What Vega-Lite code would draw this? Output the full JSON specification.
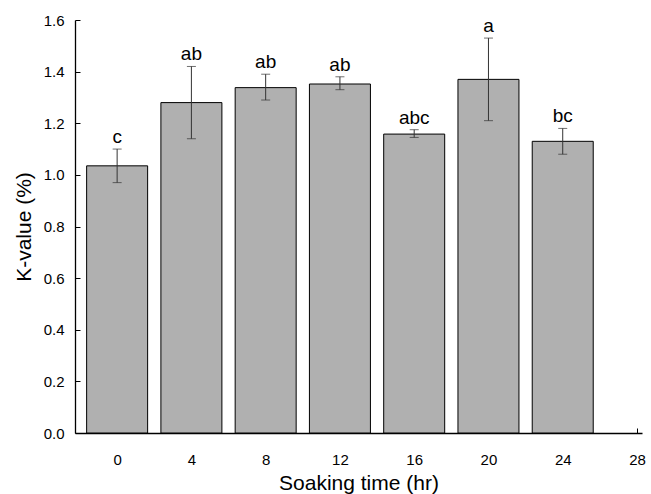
{
  "$schema": "https://vega.github.io/schema/vega-lite/v6.json",
  "autosize": {"type": "none"},
  "padding": {"left": 75, "top": 20, "right": 9, "bottom": 61},
  "width": 567,
  "height": 413,
  "background": "white",
  "config": {
    "view": {"stroke": null},
    "font": "Liberation Sans",
    "axis": {
      "domainColor": "#000000",
      "domainWidth": 1.3,
      "tickColor": "#000000",
      "tickWidth": 1,
      "tickSize": -5,
      "labelFont": "Liberation Sans",
      "labelFontSize": 15,
      "labelColor": "#000000",
      "titleFont": "Liberation Sans",
      "titleFontSize": 21,
      "titleFontWeight": "normal",
      "titleColor": "#000000",
      "grid": false
    }
  },
  "data": {
    "values": [
      {"time": 0, "k": 1.035, "lo": 0.97, "hi": 1.10, "label": "c"},
      {"time": 4, "k": 1.28, "lo": 1.14, "hi": 1.42, "label": "ab"},
      {"time": 8, "k": 1.338, "lo": 1.29, "hi": 1.39, "label": "ab"},
      {"time": 12, "k": 1.352, "lo": 1.33, "hi": 1.38, "label": "ab"},
      {"time": 16, "k": 1.158, "lo": 1.145, "hi": 1.175, "label": "abc"},
      {"time": 20, "k": 1.37, "lo": 1.21, "hi": 1.53, "label": "a"},
      {"time": 24, "k": 1.13, "lo": 1.08, "hi": 1.18, "label": "bc"}
    ]
  },
  "encoding": {
    "x": {
      "field": "time",
      "type": "quantitative",
      "scale": {"domain": [-2, 28], "nice": false, "zero": false},
      "axis": {
        "values": [0, 4, 8, 12, 16, 20, 24, 28],
        "title": "Soaking time (hr)",
        "labelPadding": 24,
        "titlePadding": 5
      }
    }
  },
  "layer": [
    {
      "mark": {"type": "bar", "size": 61, "fill": "#b0b0b0", "stroke": "#000000", "strokeWidth": 1},
      "encoding": {
        "y": {
          "field": "k",
          "type": "quantitative",
          "scale": {"domain": [0, 1.6], "nice": false},
          "axis": {
            "values": [0, 0.2, 0.4, 0.6, 0.8, 1.0, 1.2, 1.4, 1.6],
            "format": ".1f",
            "title": "K-value (%)",
            "labelPadding": 16,
            "titlePadding": 9
          }
        }
      }
    },
    {
      "mark": {"type": "rule", "color": "#333333", "strokeWidth": 1},
      "encoding": {
        "y": {"field": "lo", "type": "quantitative"},
        "y2": {"field": "hi"}
      }
    },
    {
      "mark": {"type": "tick", "color": "#333333", "size": 9, "thickness": 1, "orient": "horizontal"},
      "encoding": {"y": {"field": "lo", "type": "quantitative"}}
    },
    {
      "mark": {"type": "tick", "color": "#333333", "size": 9, "thickness": 1, "orient": "horizontal"},
      "encoding": {"y": {"field": "hi", "type": "quantitative"}}
    },
    {
      "mark": {"type": "text", "baseline": "alphabetic", "dy": -6, "fontSize": 19, "color": "#000000", "font": "Liberation Sans"},
      "encoding": {
        "y": {"field": "hi", "type": "quantitative"},
        "text": {"field": "label"}
      }
    }
  ]
}
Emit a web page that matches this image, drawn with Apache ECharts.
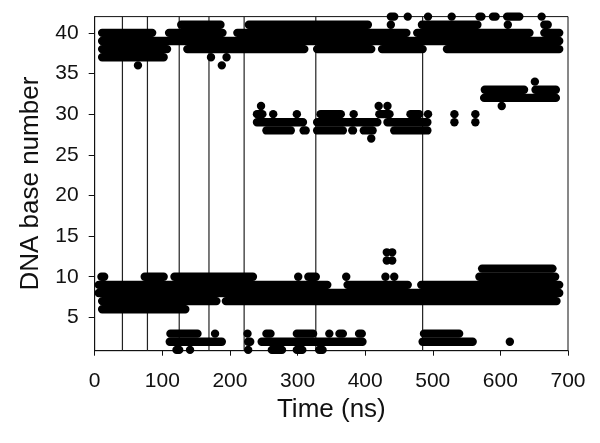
<!DOCTYPE html>
<html>
<head>
<meta charset="utf-8">
<script src="https://cdn.jsdelivr.net/npm/echarts@6/dist/echarts.min.js"></script>
<style>
html,body{margin:0;padding:0;background:#fff;}
#chart{width:600px;height:443px;}
</style>
</head>
<body>
<div id="chart"></div>
<script>
// Occupancy runs: [DNA base number, first time (ns), last time (ns)]
const runsTop = [
  [42,438,443],[42,463,463],[42,493,493],[42,528,528],[42,569,572],[42,589,593],[42,610,628],[42,661,661],
  [41,128,186],[41,228,404],[41,438,438],[41,484,566],[41,611,611],[41,665,670],
  [40,11,85],[40,110,189],[40,211,461],[40,477,643],[40,665,687],
  [39,11,687],
  [38,11,107],[38,137,310],[38,329,409],[38,425,485],[38,521,687],
  [37,11,102],[37,172,172],[37,195,195],
  [36,64,64],[36,188,188]
];
const runsMid = [
  [34,651,651],
  [33,577,635],[33,652,682],
  [32,576,682],
  [31,246,246],[31,420,420],[31,433,433],[31,602,602],
  [30,240,248],[30,264,264],[30,299,299],[30,334,364],[30,383,383],[30,421,436],[30,467,480],[30,493,493],[30,532,532],[30,563,563],
  [29,240,308],[29,329,418],[29,433,492],[29,532,532],[29,563,563],
  [28,254,290],[28,309,312],[28,329,367],[28,381,382],[28,398,411],[28,443,492],
  [27,409,409]
];
const runsLow = [
  [13,432,432],[13,440,440],
  [12,432,432],[12,440,440],
  [11,573,677],
  [10,10,14],[10,74,102],[10,118,234],[10,301,301],[10,316,327],[10,372,372],[10,430,430],[10,443,443],[10,569,681],
  [9,6,344],[9,374,463],[9,483,687],
  [8,6,687],
  [7,11,180],[7,194,683],
  [6,11,134],
  [3,112,152],[3,178,178],[3,226,226],[3,254,260],[3,299,323],[3,347,347],[3,362,367],[3,391,395],[3,487,539],
  [2,111,188],[2,227,230],[2,247,396],[2,485,559],[2,614,614],
  [1,121,125],[1,141,141],[1,227,227],[1,262,277],[1,299,307],[1,332,337]
];
const transitionTimes = [41, 78, 125, 169, 221, 327, 485];
const yTicks = [5, 10, 15, 20, 25, 30, 35, 40];
const xRange = [0, 700];
const yRange = [0.9, 42];

const FONT = 'Arial, "Liberation Sans", sans-serif';
const chart = echarts.init(document.getElementById('chart'), null, {renderer: 'canvas'});

function dotRun(params, api) {
  const y = api.value(0);
  const p1 = api.coord([api.value(1), y]);
  const p2 = api.coord([api.value(2), y]);
  const r = 4.2;
  return {
    type: 'rect',
    shape: {x: p1[0] - r, y: p1[1] - r, width: p2[0] - p1[0] + 2 * r, height: 2 * r, r: r},
    style: {fill: '#000'}
  };
}

const allRuns = runsTop.concat(runsMid, runsLow);

chart.setOption({
  animation: false,
  backgroundColor: '#fff',
  grid: {left: 94.7, right: 32, top: 16.6, bottom: 92.3, show: true, borderColor: '#111', borderWidth: 1, backgroundColor: 'transparent'},
  xAxis: {
    type: 'value', min: xRange[0], max: xRange[1], interval: 100,
    name: 'Time (ns)', nameLocation: 'middle', nameGap: 46,
    nameTextStyle: {fontFamily: FONT, fontSize: 26, color: '#111'},
    axisLine: {show: true, onZero: false, lineStyle: {color: '#111', width: 1}},
    axisTick: {show: true, inside: false, length: 5, lineStyle: {color: '#111'}},
    axisLabel: {fontFamily: FONT, fontSize: 21, color: '#111', margin: 20},
    splitLine: {show: false}
  },
  yAxis: {
    type: 'value', min: yRange[0], max: yRange[1],
    name: 'DNA base number', nameLocation: 'middle', nameGap: 51,
    nameTextStyle: {fontFamily: FONT, fontSize: 26, color: '#111'},
    axisLine: {show: true, onZero: false, lineStyle: {color: '#111', width: 1}},
    axisTick: {show: true, length: 6, customValues: yTicks, lineStyle: {color: '#111'}},
    axisLabel: {fontFamily: FONT, fontSize: 21, color: '#111', margin: 16, customValues: yTicks},
    splitLine: {show: false}
  },
  series: [
    {
      type: 'custom',
      clip: false,
      silent: true,
      data: transitionTimes,
      renderItem: function (params, api) {
        const x = api.coord([api.value(0), yRange[0]])[0];
        const cs = params.coordSys;
        return {
          type: 'line',
          shape: {x1: x, y1: cs.y, x2: x, y2: cs.y + cs.height},
          style: {stroke: '#222', lineWidth: 1.2}
        };
      },
      z: 1
    },
    {
      type: 'custom',
      clip: false,
      silent: true,
      data: allRuns,
      renderItem: dotRun,
      z: 2
    }
  ]
});
</script>
</body>
</html>
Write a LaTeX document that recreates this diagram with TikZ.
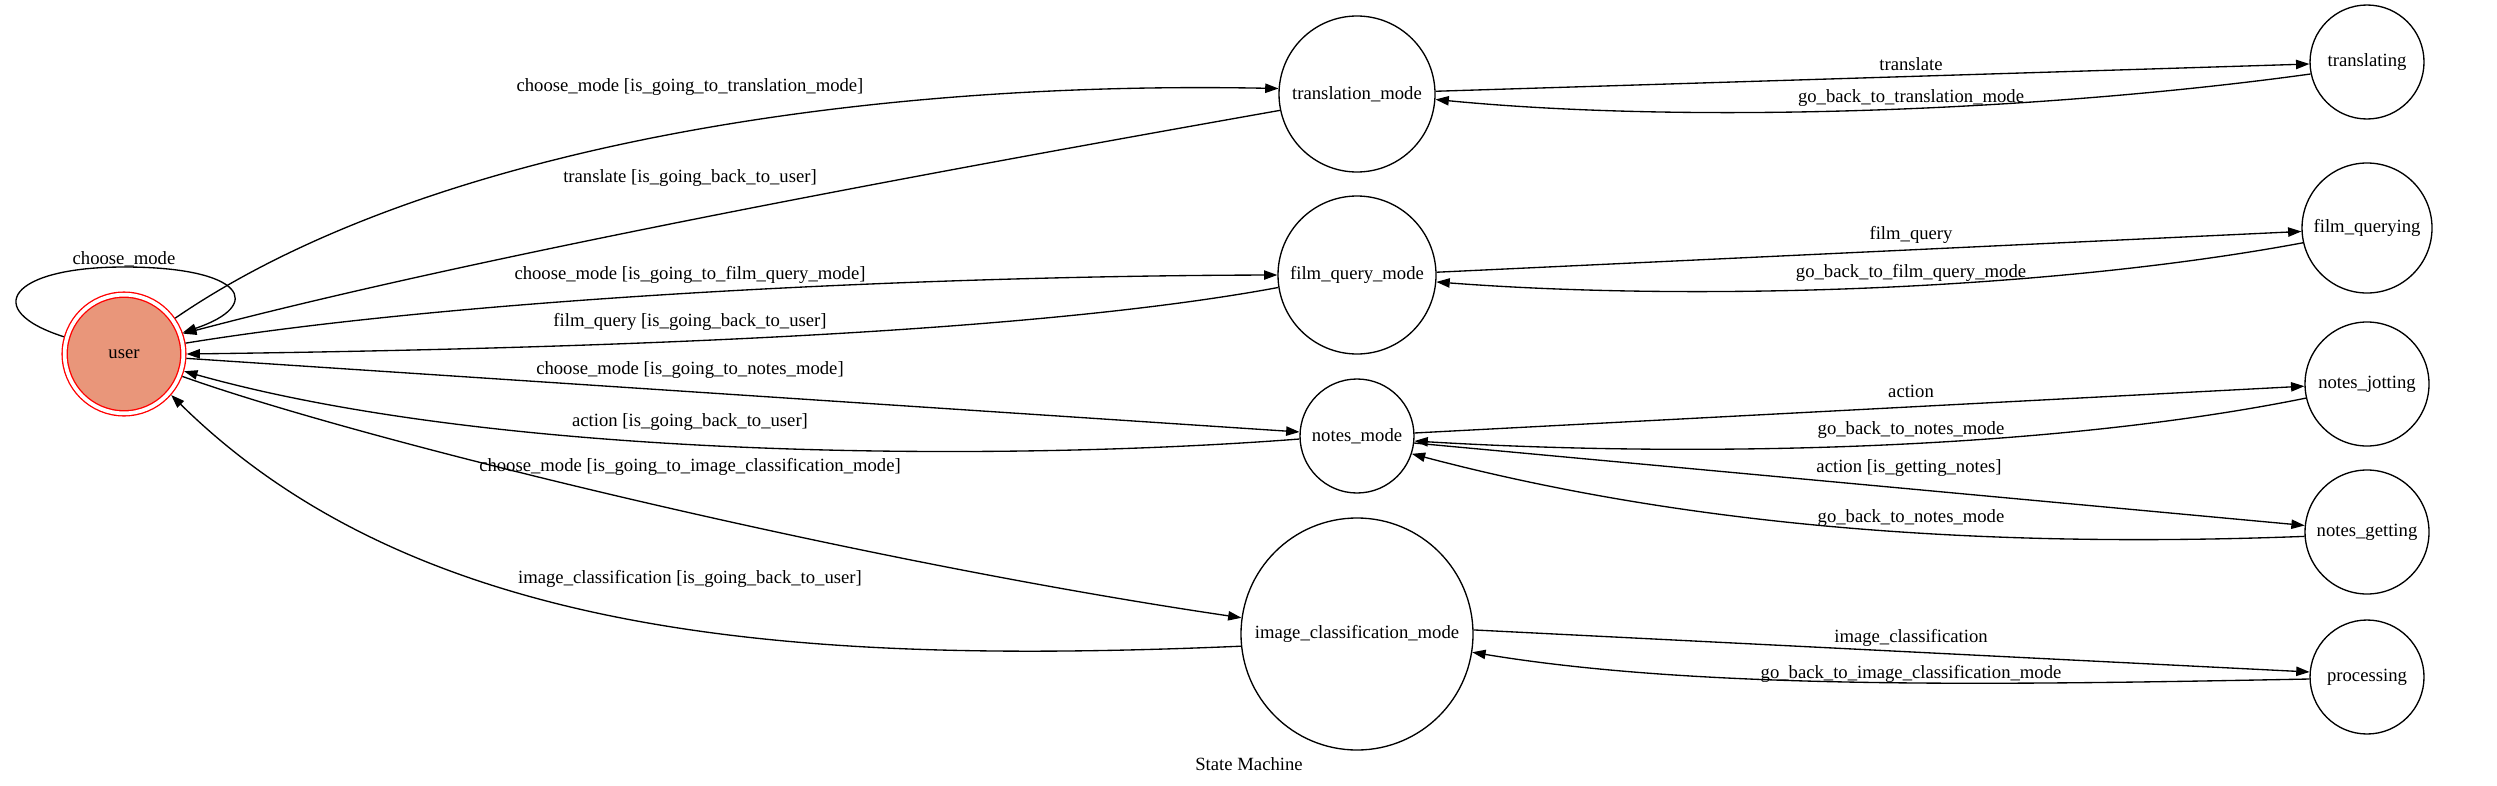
\documentclass[tikz,border=0pt]{standalone}
\usepackage{fontspec}
\setmainfont{Liberation Serif}
\usepackage{tikz}
\usetikzlibrary{arrows.meta}
\usepackage{xcolor}
\definecolor{mysalmon}{HTML}{E9967A}
\tikzset{every text node part/.style={align=center, font={\fontsize{14}{16}\selectfont}}}
\tikzstyle{st} = [draw=black, circle, inner sep=0pt, line width=1pt]
\tikzstyle{lbl} = [inner sep=0pt]
\tikzstyle{ln} = [draw, line width=1pt, -{Triangle[length=10pt, width=7pt]}]

\begin{document}
\begin{tikzpicture}[x=0.75pt, y=-0.75pt]
  \useasboundingbox (0,0) rectangle (2497,785);
  % states
  \node[st, draw=red, fill=mysalmon, double=white, double distance=2.8pt, outer sep=2.4pt, minimum size=89pt] (user) at (124,354) {user};
  \node[st, minimum size=117pt] (transmode) at (1357,94) {translation\_mode};
  \node[st, minimum size=118.5pt] (filmmode) at (1357,275) {film\_query\_mode};
  \node[st, minimum size=85.5pt] (notesmode) at (1357,436) {notes\_mode};
  \node[st, minimum size=174pt] (imgmode) at (1357,634) {image\_classification\_mode};
  \node[st, minimum size=85.5pt] (translating) at (2367,62) {translating};
  \node[st, minimum size=97.5pt] (filmquerying) at (2367,228) {film\_querying};
  \node[st, minimum size=93pt] (notesjotting) at (2367,384) {notes\_jotting};
  \node[st, minimum size=93pt] (notesgetting) at (2367,532) {notes\_getting};
  \node[st, minimum size=85.5pt] (processing) at (2367,677) {processing};
  % user <-> modes
  \draw[ln] (user.164) .. controls (-20,310) and (10,267) .. (124,267) .. controls (245,267) and (265,305) .. (user.20);
  \draw[ln] (user.35) .. controls (420,150) and (850,80) .. (transmode.176);
  \draw[ln] (transmode.192) .. controls (1000,160) and (500,250) .. (user.19);
  \draw[ln] (user.10) .. controls (450,300) and (900,276) .. (filmmode.180);
  \draw[ln] (filmmode.189) .. controls (1050,330) and (650,348) .. (user.0);
  \draw[ln] (user.-4) -- (notesmode.176);
  \draw[ln] (notesmode.183) .. controls (1000,462) and (500,460) .. (user.-16);
  \draw[ln] (user.-21) .. controls (360,440) and (850,560) .. (imgmode.172);
  \draw[ln] (imgmode.186) .. controls (800,665) and (420,640) .. (user.-41);
  % modes <-> workers
  \draw[ln] (transmode.2) -- (translating.182);
  \draw[ln] (translating.192) .. controls (2050,110) and (1700,125) .. (transmode.-4);
  \draw[ln] (filmmode.2) -- (filmquerying.183);
  \draw[ln] (filmquerying.193) .. controls (2050,290) and (1700,302) .. (filmmode.-5);
  \draw[ln] (notesmode.3) -- (notesjotting.182);
  \draw[ln] (notesjotting.193) .. controls (2050,450) and (1700,458) .. (notesmode.-5);
  \draw[ln] (notesmode.-7) -- (notesgetting.174);
  \draw[ln] (notesgetting.184) .. controls (2000,548) and (1700,530) .. (notesmode.-18);
  \draw[ln] (imgmode.2) -- (processing.175);
  \draw[ln] (processing.182) .. controls (2000,685) and (1700,690) .. (imgmode.-9);
  % labels
  \node[lbl] (lloop) at (124,259) {choose\_mode};
  \node[lbl] (ltotrans) at (690,87) {choose\_mode [is\_going\_to\_translation\_mode]};
  \node[lbl] (lfromtrans) at (690,178) {translate [is\_going\_back\_to\_user]};
  \node[lbl] (ltofilm) at (690,275) {choose\_mode [is\_going\_to\_film\_query\_mode]};
  \node[lbl] (lfromfilm) at (690,322) {film\_query [is\_going\_back\_to\_user]};
  \node[lbl] (ltonotes) at (690,370) {choose\_mode [is\_going\_to\_notes\_mode]};
  \node[lbl] (lfromnotes) at (690,422) {action [is\_going\_back\_to\_user]};
  \node[lbl] (ltoimg) at (690,467) {choose\_mode [is\_going\_to\_image\_classification\_mode]};
  \node[lbl] (lfromimg) at (690,579) {image\_classification [is\_going\_back\_to\_user]};
  \node[lbl] (ltranslate) at (1911,64) {translate};
  \node[lbl] (lbacktrans) at (1911,98) {go\_back\_to\_translation\_mode};
  \node[lbl] (lfilmquery) at (1911,235) {film\_query};
  \node[lbl] (lbackfilm) at (1911,273) {go\_back\_to\_film\_query\_mode};
  \node[lbl] (laction) at (1911,391) {action};
  \node[lbl] (lbacknotes) at (1911,430) {go\_back\_to\_notes\_mode};
  \node[lbl] (lgetting) at (1909,468) {action [is\_getting\_notes]};
  \node[lbl] (lbacknotestwo) at (1911,518) {go\_back\_to\_notes\_mode};
  \node[lbl] (limgclass) at (1911,638) {image\_classification};
  \node[lbl] (lbackimg) at (1911,674) {go\_back\_to\_image\_classification\_mode};
  \node[lbl] (title) at (1249,764) {State Machine};
\end{tikzpicture}
\end{document}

━━━━━━━━━━━━━━━━━━━━

(Brief): Count how many lines above carry the word "that". Only the number is required.

(Response): 2